'''

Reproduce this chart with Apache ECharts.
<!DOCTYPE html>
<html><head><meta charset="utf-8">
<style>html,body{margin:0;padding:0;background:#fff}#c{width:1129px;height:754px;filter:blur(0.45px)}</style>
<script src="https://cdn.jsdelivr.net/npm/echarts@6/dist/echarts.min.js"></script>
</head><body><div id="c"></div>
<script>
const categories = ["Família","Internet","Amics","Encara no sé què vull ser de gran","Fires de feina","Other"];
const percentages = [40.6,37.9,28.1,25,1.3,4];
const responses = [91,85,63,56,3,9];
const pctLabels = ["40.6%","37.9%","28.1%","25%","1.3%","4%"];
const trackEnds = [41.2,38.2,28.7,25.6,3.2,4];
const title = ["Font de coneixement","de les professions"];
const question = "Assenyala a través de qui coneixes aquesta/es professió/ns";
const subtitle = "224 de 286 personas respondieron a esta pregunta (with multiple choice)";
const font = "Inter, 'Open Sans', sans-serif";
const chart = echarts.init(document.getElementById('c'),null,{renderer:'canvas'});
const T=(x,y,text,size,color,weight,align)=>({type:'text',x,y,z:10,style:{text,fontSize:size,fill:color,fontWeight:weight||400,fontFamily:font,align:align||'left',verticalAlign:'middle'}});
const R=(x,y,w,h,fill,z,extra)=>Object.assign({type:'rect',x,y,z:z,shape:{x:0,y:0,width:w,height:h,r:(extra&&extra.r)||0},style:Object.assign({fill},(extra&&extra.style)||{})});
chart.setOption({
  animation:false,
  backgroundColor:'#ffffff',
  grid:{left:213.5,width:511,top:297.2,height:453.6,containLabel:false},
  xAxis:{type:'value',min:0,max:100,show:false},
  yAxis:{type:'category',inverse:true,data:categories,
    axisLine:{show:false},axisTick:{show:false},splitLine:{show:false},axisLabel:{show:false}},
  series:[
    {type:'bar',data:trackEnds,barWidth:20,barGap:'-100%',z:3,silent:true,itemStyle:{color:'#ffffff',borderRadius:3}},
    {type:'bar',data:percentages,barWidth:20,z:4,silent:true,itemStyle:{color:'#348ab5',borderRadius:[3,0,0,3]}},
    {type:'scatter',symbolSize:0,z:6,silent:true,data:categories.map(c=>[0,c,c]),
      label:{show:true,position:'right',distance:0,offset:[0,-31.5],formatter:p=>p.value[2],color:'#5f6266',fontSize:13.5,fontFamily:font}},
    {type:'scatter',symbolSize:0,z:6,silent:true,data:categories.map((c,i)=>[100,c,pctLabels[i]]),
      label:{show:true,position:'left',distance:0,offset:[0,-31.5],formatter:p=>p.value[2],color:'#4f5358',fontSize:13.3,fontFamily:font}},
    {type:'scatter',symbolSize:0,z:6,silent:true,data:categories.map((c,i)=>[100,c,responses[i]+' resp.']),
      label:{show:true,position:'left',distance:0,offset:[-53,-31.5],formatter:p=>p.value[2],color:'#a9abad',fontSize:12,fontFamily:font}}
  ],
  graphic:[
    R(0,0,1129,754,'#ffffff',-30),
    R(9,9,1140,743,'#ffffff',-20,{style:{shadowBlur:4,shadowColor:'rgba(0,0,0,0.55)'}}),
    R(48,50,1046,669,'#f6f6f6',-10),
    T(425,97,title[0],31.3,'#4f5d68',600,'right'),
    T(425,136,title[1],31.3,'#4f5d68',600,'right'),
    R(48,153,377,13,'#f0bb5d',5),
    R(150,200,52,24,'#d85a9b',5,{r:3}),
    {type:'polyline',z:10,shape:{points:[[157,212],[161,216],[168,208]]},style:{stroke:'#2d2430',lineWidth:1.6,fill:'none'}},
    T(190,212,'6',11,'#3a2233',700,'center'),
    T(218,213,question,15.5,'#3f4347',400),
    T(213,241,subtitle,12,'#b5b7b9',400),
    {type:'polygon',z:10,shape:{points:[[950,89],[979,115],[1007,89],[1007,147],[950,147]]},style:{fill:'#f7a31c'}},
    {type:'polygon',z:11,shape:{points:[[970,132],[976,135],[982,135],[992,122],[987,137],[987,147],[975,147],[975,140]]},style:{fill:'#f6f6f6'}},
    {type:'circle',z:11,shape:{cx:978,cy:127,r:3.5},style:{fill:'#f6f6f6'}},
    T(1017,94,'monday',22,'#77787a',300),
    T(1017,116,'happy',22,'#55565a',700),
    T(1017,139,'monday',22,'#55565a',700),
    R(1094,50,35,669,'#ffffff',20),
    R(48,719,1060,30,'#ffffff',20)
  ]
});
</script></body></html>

'''

_EXERCISE DIRECTIONS:_ Extract all of the material exactly as it is written.

_EXERCISE OUTPUT:_
Reproduce this chart with Apache ECharts.
<!DOCTYPE html>
<html><head><meta charset="utf-8">
<style>html,body{margin:0;padding:0;background:#fff}#c{width:1129px;height:754px;filter:blur(0.45px)}</style>
<script src="https://cdn.jsdelivr.net/npm/echarts@6/dist/echarts.min.js"></script>
</head><body><div id="c"></div>
<script>
const categories = ["Família","Internet","Amics","Encara no sé què vull ser de gran","Fires de feina","Other"];
const percentages = [40.6,37.9,28.1,25,1.3,4];
const responses = [91,85,63,56,3,9];
const pctLabels = ["40.6%","37.9%","28.1%","25%","1.3%","4%"];
const trackEnds = [41.2,38.2,28.7,25.6,3.2,4];
const title = ["Font de coneixement","de les professions"];
const question = "Assenyala a través de qui coneixes aquesta/es professió/ns";
const subtitle = "224 de 286 personas respondieron a esta pregunta (with multiple choice)";
const font = "Inter, 'Open Sans', sans-serif";
const chart = echarts.init(document.getElementById('c'),null,{renderer:'canvas'});
const T=(x,y,text,size,color,weight,align)=>({type:'text',x,y,z:10,style:{text,fontSize:size,fill:color,fontWeight:weight||400,fontFamily:font,align:align||'left',verticalAlign:'middle'}});
const R=(x,y,w,h,fill,z,extra)=>Object.assign({type:'rect',x,y,z:z,shape:{x:0,y:0,width:w,height:h,r:(extra&&extra.r)||0},style:Object.assign({fill},(extra&&extra.style)||{})});
chart.setOption({
  animation:false,
  backgroundColor:'#ffffff',
  grid:{left:213.5,width:511,top:297.2,height:453.6,containLabel:false},
  xAxis:{type:'value',min:0,max:100,show:false},
  yAxis:{type:'category',inverse:true,data:categories,
    axisLine:{show:false},axisTick:{show:false},splitLine:{show:false},axisLabel:{show:false}},
  series:[
    {type:'bar',data:trackEnds,barWidth:20,barGap:'-100%',z:3,silent:true,itemStyle:{color:'#ffffff',borderRadius:3}},
    {type:'bar',data:percentages,barWidth:20,z:4,silent:true,itemStyle:{color:'#348ab5',borderRadius:[3,0,0,3]}},
    {type:'scatter',symbolSize:0,z:6,silent:true,data:categories.map(c=>[0,c,c]),
      label:{show:true,position:'right',distance:0,offset:[0,-31.5],formatter:p=>p.value[2],color:'#5f6266',fontSize:13.5,fontFamily:font}},
    {type:'scatter',symbolSize:0,z:6,silent:true,data:categories.map((c,i)=>[100,c,pctLabels[i]]),
      label:{show:true,position:'left',distance:0,offset:[0,-31.5],formatter:p=>p.value[2],color:'#4f5358',fontSize:13.3,fontFamily:font}},
    {type:'scatter',symbolSize:0,z:6,silent:true,data:categories.map((c,i)=>[100,c,responses[i]+' resp.']),
      label:{show:true,position:'left',distance:0,offset:[-53,-31.5],formatter:p=>p.value[2],color:'#a9abad',fontSize:12,fontFamily:font}}
  ],
  graphic:[
    R(0,0,1129,754,'#ffffff',-30),
    R(9,9,1140,743,'#ffffff',-20,{style:{shadowBlur:4,shadowColor:'rgba(0,0,0,0.55)'}}),
    R(48,50,1046,669,'#f6f6f6',-10),
    T(425,97,title[0],31.3,'#4f5d68',600,'right'),
    T(425,136,title[1],31.3,'#4f5d68',600,'right'),
    R(48,153,377,13,'#f0bb5d',5),
    R(150,200,52,24,'#d85a9b',5,{r:3}),
    {type:'polyline',z:10,shape:{points:[[157,212],[161,216],[168,208]]},style:{stroke:'#2d2430',lineWidth:1.6,fill:'none'}},
    T(190,212,'6',11,'#3a2233',700,'center'),
    T(218,213,question,15.5,'#3f4347',400),
    T(213,241,subtitle,12,'#b5b7b9',400),
    {type:'polygon',z:10,shape:{points:[[950,89],[979,115],[1007,89],[1007,147],[950,147]]},style:{fill:'#f7a31c'}},
    {type:'polygon',z:11,shape:{points:[[970,132],[976,135],[982,135],[992,122],[987,137],[987,147],[975,147],[975,140]]},style:{fill:'#f6f6f6'}},
    {type:'circle',z:11,shape:{cx:978,cy:127,r:3.5},style:{fill:'#f6f6f6'}},
    T(1017,94,'monday',22,'#77787a',300),
    T(1017,116,'happy',22,'#55565a',700),
    T(1017,139,'monday',22,'#55565a',700),
    R(1094,50,35,669,'#ffffff',20),
    R(48,719,1060,30,'#ffffff',20)
  ]
});
</script></body></html>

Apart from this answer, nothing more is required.